I had tickets to fly to LA at the end of the week for mountain lion research where I’d meet with wildlife biologists, follow cats in the Santa Monica mountains by radio collar telemetry, and take a tour of the nearly complete Wallis Annenberg Wildlife Crossing over the 101. That plan went out the window with these horrific fires. Contacts dropped out to deal with on the ground emergencies and I quickly found that couches I’d been hoping to sleep on were already taken. None of the collared cats were caught in the fires, but their already fragmented urban-edge habitats are further fractured and reduced.

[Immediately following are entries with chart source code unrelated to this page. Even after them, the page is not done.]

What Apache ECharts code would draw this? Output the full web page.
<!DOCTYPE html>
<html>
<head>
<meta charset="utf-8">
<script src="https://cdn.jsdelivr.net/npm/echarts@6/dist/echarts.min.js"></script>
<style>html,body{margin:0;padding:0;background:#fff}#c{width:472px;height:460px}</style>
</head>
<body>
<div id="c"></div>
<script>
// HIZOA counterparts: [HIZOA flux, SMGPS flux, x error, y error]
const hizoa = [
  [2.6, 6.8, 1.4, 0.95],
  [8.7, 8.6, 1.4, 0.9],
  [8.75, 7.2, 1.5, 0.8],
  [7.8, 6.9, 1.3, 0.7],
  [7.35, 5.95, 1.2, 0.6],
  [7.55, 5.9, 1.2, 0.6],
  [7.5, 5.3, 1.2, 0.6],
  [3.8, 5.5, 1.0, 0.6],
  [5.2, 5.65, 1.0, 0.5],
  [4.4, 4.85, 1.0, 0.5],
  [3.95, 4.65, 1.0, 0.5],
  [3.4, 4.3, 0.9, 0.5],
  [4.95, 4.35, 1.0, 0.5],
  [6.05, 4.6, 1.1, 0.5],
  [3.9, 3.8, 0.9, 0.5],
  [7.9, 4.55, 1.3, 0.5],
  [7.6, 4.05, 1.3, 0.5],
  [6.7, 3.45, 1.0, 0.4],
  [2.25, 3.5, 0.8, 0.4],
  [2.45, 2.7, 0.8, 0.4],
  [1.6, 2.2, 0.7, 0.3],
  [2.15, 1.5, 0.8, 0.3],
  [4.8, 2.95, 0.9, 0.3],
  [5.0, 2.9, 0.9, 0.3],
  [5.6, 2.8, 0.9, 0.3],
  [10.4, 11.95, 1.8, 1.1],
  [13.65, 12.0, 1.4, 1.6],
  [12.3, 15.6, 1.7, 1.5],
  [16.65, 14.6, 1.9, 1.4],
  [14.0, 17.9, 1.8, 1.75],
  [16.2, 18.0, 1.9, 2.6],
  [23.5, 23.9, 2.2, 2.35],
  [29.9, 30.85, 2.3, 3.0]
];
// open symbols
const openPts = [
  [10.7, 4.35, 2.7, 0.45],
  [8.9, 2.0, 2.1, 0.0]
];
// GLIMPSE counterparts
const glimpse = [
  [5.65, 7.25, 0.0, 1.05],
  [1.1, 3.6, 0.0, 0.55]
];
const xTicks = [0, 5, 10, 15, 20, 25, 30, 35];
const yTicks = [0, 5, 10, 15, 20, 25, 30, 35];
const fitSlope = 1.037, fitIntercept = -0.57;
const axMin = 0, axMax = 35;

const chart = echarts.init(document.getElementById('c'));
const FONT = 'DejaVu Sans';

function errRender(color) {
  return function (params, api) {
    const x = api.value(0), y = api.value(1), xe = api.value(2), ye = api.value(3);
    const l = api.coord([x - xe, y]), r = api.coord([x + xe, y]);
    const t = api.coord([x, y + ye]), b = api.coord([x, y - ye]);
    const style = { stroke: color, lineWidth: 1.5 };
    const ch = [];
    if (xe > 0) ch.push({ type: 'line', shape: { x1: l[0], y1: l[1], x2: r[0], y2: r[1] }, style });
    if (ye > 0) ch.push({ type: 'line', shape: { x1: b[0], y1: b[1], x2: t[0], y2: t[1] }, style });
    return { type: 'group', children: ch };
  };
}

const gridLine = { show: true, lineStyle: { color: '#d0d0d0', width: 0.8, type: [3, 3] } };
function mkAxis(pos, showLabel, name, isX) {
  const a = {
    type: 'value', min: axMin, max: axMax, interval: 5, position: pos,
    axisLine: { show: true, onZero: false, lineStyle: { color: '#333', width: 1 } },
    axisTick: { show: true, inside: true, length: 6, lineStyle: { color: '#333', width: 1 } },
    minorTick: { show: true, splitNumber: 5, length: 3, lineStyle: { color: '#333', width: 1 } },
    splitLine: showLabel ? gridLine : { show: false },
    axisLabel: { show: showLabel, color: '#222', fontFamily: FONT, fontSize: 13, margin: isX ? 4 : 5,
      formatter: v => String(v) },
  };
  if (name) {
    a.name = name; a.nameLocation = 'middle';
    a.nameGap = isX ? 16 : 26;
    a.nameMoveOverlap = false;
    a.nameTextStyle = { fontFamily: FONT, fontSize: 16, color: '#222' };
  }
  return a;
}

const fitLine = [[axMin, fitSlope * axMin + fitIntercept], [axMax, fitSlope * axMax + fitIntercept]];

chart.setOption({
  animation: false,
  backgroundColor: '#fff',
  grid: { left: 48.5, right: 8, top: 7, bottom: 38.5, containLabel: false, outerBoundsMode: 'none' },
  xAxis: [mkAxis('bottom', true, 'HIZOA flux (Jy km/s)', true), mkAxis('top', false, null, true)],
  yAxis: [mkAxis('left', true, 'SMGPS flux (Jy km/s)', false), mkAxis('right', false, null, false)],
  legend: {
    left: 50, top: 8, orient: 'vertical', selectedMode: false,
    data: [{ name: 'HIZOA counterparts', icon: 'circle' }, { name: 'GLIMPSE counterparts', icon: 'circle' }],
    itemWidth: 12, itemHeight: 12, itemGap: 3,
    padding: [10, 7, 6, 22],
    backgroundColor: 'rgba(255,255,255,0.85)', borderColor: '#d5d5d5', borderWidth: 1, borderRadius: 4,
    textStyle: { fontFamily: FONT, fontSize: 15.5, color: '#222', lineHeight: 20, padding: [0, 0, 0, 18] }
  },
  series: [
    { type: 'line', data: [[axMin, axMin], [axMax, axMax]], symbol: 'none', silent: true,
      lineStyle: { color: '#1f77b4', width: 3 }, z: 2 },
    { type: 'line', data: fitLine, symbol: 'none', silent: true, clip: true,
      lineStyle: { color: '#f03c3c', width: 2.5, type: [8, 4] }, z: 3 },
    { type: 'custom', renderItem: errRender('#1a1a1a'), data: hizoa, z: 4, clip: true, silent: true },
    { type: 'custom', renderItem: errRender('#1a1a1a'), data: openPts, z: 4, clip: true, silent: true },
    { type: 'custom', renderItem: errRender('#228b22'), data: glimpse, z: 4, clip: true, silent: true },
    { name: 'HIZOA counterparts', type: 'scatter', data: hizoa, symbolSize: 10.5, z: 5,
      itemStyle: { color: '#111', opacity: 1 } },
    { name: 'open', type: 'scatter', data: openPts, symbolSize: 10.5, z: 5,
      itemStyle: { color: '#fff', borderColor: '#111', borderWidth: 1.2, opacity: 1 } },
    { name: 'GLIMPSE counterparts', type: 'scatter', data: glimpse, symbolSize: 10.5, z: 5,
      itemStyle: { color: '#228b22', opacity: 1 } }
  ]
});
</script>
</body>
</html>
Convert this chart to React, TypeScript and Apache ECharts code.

For a manuscript I’m writing on mountain lions, this is a week I can’t afford to lose. I changed flights to Miami where another marginal population lives in southern Florida. In the Southeast they are called panthers, same species as the ones in LA, as the ones that still exist anywhere in the Americas. Unlike the cats of LA who get infusions of genes from surrounding mountain ranges in Mexico and the US, panthers in Florida are completely isolated. Fifty years ago they were down to between ten and thirty individuals living in the swamplands and savanna grasses of the southern part of the state. They are now up to a couple hundred, still located in the bottom of the sock of Florida, still dangerously endangered, and still more isolated than any other Puma concolor population in the world.
Meanwhile in LA, mountain lions are taking it hard, pushed out by fires, killed frequently while crossing interstates. Those with collars respond to fires by being out more during the day with nocturnal habits upended. Their patterns change as territories are reorganized and new ground is explored, which includes unfamiliar streets and backyards. Cats that got out of the way of fires have to keep going.